Honduras's Supreme Court last week came out against Mr Zelaya and ordered him to reinstate the fired military chief.

The president told Venezuela-based Telesur television station that he was "kidnapped" by soldiers and called on Hondurans to peacefully resist the coup.

Pro-Zelaya demonstrators gathered at the presidential palace, which was surrounded by soldiers.

The EU condemned the coup, and Mr Barack Obama called for calm. Honduras was a staunch US ally in the 1980s when Washington helped Central American governments fight left-wing guerrillas.

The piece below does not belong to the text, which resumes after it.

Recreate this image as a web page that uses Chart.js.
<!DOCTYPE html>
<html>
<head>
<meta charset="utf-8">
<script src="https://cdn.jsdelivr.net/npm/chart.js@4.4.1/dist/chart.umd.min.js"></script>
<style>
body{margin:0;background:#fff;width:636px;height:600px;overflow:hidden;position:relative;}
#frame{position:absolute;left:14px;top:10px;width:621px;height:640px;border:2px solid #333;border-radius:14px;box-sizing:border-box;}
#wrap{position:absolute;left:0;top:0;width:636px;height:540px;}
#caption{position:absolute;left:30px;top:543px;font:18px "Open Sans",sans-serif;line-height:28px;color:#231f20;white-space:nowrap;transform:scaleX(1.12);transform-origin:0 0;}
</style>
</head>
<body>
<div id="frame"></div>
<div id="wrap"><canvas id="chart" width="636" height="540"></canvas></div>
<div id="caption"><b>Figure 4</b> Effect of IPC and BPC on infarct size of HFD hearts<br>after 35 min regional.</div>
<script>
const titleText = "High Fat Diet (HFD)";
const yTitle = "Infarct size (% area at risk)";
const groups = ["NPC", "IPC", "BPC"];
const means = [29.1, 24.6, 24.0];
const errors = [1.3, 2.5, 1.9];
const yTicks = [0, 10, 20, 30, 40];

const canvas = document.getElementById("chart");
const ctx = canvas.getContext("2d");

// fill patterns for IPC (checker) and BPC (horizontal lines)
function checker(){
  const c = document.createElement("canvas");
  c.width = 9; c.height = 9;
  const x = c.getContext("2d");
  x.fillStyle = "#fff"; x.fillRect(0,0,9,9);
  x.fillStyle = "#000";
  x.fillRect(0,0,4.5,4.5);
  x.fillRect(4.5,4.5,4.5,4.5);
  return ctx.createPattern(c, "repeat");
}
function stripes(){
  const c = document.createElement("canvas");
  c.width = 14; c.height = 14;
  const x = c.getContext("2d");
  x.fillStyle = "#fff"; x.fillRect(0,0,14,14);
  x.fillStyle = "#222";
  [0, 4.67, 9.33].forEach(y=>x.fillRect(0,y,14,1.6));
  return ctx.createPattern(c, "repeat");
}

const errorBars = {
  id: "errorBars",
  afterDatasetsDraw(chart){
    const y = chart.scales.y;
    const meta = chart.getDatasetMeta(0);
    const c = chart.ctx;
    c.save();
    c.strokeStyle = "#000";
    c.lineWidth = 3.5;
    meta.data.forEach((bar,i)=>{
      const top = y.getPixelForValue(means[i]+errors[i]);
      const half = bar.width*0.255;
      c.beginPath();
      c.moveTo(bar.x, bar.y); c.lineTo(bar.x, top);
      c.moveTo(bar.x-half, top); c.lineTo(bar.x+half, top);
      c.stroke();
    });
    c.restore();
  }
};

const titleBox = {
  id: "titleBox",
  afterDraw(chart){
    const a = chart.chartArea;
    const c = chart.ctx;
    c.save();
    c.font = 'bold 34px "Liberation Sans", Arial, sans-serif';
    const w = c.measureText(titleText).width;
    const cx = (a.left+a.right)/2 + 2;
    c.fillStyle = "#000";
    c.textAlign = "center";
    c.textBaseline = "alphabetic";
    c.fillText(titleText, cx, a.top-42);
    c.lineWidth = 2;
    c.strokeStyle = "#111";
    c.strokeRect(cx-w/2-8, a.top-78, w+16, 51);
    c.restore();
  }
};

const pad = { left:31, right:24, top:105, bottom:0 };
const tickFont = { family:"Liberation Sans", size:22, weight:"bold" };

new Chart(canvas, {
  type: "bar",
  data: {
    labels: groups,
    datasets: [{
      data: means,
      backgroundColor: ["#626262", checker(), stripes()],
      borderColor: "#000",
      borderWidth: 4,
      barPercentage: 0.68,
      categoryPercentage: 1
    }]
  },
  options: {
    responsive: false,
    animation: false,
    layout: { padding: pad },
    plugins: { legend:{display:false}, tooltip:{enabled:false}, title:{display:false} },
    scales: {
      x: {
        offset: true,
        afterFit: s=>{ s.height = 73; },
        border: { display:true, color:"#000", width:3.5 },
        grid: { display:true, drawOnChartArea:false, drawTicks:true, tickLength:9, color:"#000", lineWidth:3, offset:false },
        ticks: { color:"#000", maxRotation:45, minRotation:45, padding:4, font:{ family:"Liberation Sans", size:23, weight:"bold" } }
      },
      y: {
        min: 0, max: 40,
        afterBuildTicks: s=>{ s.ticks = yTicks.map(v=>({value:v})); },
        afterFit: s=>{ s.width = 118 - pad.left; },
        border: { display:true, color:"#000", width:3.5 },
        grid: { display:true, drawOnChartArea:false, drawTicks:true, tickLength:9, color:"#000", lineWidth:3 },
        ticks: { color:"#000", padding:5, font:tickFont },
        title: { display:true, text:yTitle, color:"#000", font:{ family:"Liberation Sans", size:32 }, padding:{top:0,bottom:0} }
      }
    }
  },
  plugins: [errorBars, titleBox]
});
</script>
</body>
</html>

"Any existing tensions and disputes must be resolved peacefully through dialogue free from any outside interference," Mr Obama said.

US Secretary of State Hillary Clinton condemned the military action and urged a peaceful resolution to the crisis.

"We call on all parties in Honduras to respect the constitutional order and the rule of law, to reaffirm their democratic vocation, and to commit themselves to resolve political disputes peacefully and through dialogue," she said in a statement.

Venezuela's President Chavez has put his troops on alert and said he would respond militarily if his envoy to the Central American country was attacked or kidnapped.

He said Honduran soldiers took away the Cuban ambassador and left the Venezuelan ambassador on the side of a road after beating him during the coup.

Mr Chavez said if a new government is sworn in after the coup it would be defeated. "We will bring them down, we will bring them down, I tell you," Mr Chavez said on Venezuelan state television.

Ecuador said it would not recognise any new government in Honduras.

Organization of American States Secretary General Jose Miguel Insulza "strongly condemned" the coup and demanded the rebels "reveal the whereabouts of President Zelaya".

The global economic crisis has curbed growth in Honduras, which lives off coffee and textile exports and remittances from Honduran workers abroad. Recent opinion polls indicate public support for Mr Zelaya has fallen as low as 30 per cent.

Honduras, home to around seven million people, is a major drug trafficking transit point. It is also a big coffee producer but there was no immediate sign the unrest would affect production.